Two or three days later, the sap began to run, filling the buckets with 230 gallons of watery, sweet nectar. By Friday, the Smiths had collected the sap into a holding tank, a repurposed milk tank. A pipe guides the sap through a filter and to a boiler located inside the “new” indoor sugar camp shed, attached to the back of their garage. They boiled sap in a wood-fired boiler all day Sunday and Monday to reduce it down to a syrupy consistency. When the season is finished, they hope to have harvested about 4,000 gallons of sap.

“It takes anywhere from 45 to 50 gallons to make one gallon of syrup,” John adds. “When I get started it probably takes six hours before I’ll even get a draw off of it.”

When the sugar content of the dark amber syrup reaches at least 66.9 Brix — a scale measuring the percentage of sugar in maple syrup — it’s ready to pour into preheated bottles, preserving it using a hot canning technique. The process is inspected by the Huntington County Health Department.

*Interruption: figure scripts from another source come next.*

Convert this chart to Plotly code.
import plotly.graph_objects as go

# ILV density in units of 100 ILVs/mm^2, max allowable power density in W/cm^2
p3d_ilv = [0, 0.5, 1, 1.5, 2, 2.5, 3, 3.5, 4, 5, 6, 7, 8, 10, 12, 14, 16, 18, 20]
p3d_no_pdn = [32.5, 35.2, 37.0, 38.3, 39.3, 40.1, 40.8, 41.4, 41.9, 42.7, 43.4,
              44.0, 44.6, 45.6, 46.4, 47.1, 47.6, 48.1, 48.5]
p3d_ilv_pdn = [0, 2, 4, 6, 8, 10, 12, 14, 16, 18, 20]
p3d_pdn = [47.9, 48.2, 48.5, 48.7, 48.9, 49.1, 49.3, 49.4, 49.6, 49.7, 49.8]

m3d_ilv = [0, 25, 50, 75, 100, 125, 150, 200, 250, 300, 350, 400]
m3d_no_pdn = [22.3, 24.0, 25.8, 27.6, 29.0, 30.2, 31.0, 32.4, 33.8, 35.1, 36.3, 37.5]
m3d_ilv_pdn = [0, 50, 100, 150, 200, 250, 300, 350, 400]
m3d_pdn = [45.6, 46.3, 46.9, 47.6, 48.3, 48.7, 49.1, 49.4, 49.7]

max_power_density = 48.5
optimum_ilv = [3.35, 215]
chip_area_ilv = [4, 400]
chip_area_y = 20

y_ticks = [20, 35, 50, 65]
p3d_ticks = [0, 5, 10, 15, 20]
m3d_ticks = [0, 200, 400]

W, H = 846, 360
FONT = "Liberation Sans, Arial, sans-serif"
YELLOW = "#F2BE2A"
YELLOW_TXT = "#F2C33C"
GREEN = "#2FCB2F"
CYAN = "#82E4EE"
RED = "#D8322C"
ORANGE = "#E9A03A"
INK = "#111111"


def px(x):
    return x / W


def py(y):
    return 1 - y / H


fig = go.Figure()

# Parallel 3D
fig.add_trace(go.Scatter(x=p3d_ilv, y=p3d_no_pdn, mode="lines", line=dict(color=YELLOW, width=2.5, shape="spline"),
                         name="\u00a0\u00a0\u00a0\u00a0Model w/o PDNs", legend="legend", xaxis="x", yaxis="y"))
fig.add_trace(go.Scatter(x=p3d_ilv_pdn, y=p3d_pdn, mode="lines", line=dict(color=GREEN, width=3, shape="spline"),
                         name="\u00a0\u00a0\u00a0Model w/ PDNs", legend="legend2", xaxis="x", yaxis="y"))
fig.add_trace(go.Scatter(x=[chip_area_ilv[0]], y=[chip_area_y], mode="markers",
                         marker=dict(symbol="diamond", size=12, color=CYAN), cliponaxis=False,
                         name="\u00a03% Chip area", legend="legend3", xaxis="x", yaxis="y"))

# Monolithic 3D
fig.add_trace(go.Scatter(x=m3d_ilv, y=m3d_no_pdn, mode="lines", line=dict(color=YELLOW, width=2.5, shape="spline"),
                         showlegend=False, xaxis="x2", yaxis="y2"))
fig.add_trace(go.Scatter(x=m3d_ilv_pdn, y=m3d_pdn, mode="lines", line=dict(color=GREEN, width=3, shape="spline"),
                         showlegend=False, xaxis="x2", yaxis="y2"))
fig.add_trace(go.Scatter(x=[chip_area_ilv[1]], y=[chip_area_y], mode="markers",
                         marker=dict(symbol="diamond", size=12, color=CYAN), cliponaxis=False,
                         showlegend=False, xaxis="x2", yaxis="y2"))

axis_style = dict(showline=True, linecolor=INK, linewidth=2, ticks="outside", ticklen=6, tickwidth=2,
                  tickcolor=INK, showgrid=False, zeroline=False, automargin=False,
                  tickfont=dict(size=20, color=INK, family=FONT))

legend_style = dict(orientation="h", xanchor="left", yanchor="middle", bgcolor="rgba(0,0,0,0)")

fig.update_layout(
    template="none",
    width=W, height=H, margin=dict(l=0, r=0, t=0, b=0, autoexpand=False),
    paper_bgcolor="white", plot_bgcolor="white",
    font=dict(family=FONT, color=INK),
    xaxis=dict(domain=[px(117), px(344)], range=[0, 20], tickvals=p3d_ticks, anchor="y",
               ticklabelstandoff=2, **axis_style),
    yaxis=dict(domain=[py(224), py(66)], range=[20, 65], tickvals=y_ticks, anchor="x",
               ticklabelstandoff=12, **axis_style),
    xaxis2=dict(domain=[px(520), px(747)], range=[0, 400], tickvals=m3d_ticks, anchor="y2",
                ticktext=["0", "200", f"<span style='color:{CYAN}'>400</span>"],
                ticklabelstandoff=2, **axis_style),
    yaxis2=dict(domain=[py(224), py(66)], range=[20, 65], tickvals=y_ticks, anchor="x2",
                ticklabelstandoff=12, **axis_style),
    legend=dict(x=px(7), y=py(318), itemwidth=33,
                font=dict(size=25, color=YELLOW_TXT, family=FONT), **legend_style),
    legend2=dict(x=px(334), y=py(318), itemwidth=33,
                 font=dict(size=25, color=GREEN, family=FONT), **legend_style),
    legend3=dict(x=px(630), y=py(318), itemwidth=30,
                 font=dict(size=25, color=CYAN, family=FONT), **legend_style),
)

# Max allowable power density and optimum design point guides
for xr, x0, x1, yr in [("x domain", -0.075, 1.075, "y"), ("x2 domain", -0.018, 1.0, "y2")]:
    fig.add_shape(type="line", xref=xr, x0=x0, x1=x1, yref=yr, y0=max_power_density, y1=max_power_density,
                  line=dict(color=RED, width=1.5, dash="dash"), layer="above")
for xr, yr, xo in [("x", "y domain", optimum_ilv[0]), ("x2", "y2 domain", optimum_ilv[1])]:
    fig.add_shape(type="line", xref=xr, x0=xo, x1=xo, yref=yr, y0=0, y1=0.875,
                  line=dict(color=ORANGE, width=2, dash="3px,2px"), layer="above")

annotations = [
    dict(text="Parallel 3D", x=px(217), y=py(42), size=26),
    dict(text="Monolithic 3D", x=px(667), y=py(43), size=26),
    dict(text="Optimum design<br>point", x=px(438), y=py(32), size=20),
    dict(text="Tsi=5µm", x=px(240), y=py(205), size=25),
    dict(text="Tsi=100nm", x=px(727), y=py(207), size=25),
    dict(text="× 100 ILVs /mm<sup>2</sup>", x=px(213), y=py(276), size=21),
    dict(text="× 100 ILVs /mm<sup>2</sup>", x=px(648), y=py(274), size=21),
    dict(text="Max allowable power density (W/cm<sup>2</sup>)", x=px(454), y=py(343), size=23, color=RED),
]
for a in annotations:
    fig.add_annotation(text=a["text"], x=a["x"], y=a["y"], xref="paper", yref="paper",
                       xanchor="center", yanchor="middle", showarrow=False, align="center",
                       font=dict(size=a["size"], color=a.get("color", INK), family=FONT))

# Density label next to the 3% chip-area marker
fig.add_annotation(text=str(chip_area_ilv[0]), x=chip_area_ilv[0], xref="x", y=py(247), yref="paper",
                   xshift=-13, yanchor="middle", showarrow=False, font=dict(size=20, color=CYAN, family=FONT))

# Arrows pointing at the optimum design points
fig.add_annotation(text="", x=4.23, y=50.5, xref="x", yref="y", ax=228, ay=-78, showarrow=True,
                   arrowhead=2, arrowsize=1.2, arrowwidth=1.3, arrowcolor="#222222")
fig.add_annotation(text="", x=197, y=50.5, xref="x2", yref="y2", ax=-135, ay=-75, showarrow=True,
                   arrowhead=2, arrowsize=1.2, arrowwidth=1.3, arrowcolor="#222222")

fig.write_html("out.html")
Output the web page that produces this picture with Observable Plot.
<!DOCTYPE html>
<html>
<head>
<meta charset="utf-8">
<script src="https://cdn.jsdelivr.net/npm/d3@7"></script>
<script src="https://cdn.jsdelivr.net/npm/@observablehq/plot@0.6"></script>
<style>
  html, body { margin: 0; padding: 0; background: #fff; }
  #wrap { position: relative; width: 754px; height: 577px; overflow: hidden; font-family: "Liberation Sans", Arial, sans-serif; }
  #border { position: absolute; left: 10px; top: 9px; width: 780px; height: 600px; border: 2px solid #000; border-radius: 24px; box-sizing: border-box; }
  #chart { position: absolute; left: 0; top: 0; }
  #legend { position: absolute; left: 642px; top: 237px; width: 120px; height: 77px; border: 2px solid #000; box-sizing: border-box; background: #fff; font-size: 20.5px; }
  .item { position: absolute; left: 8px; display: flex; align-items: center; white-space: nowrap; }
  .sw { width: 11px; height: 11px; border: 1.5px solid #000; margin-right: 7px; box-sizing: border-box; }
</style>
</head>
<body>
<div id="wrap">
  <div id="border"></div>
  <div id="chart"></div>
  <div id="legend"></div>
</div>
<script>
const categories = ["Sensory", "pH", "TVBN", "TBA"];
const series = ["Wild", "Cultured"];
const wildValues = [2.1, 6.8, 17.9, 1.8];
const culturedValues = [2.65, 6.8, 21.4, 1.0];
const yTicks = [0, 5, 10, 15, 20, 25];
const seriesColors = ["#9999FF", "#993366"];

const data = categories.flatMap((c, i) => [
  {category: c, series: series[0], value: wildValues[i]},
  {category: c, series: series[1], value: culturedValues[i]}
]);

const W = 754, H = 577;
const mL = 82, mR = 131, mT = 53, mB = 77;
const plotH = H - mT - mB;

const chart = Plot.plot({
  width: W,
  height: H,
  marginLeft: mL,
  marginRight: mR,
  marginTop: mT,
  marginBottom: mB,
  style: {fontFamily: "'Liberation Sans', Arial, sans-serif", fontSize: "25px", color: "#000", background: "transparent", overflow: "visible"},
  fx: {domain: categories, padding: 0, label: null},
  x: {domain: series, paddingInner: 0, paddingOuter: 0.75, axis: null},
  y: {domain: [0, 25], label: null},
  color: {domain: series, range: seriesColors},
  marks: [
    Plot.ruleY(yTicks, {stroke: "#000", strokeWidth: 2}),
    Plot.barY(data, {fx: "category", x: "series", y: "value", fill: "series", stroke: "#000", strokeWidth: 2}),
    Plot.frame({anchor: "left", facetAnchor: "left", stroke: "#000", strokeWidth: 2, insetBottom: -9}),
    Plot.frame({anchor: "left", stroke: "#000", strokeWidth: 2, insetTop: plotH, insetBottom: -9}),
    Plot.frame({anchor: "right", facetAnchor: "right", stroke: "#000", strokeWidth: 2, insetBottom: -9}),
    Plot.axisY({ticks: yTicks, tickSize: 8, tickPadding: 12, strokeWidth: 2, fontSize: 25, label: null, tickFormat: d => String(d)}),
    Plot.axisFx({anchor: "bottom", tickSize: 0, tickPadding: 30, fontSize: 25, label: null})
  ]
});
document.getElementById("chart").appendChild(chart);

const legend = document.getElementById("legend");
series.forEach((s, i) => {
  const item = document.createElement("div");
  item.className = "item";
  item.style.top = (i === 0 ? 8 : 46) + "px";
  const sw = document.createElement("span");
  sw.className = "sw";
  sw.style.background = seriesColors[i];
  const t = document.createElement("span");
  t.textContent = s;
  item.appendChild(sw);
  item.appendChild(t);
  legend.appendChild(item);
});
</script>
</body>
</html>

Deloris Smith says the pure syrup is a natural product and is easily tolerated.

“It’s good for your system,” she says. “If you’ve got diabetes, it goes through your system. It doesn’t clog your arteries and stuff like the preservatives they add to it in the store.”

Deloris is also an expert on using maple syrup in cooking, having amassed an armload of cookbooks featuring recipes using the product. Her favorites include chewy maple cookies and maple cream pie.

While Mother Nature may not let the Smiths produce much syrup this year, they say it’s more a labor of love than making money.

“That’s kind of like the reward you get for doing this,” Deloris says. “How you make it and how it comes, you just don’t go to the store and buy it off the shelf. I mean, this is a gift from God.”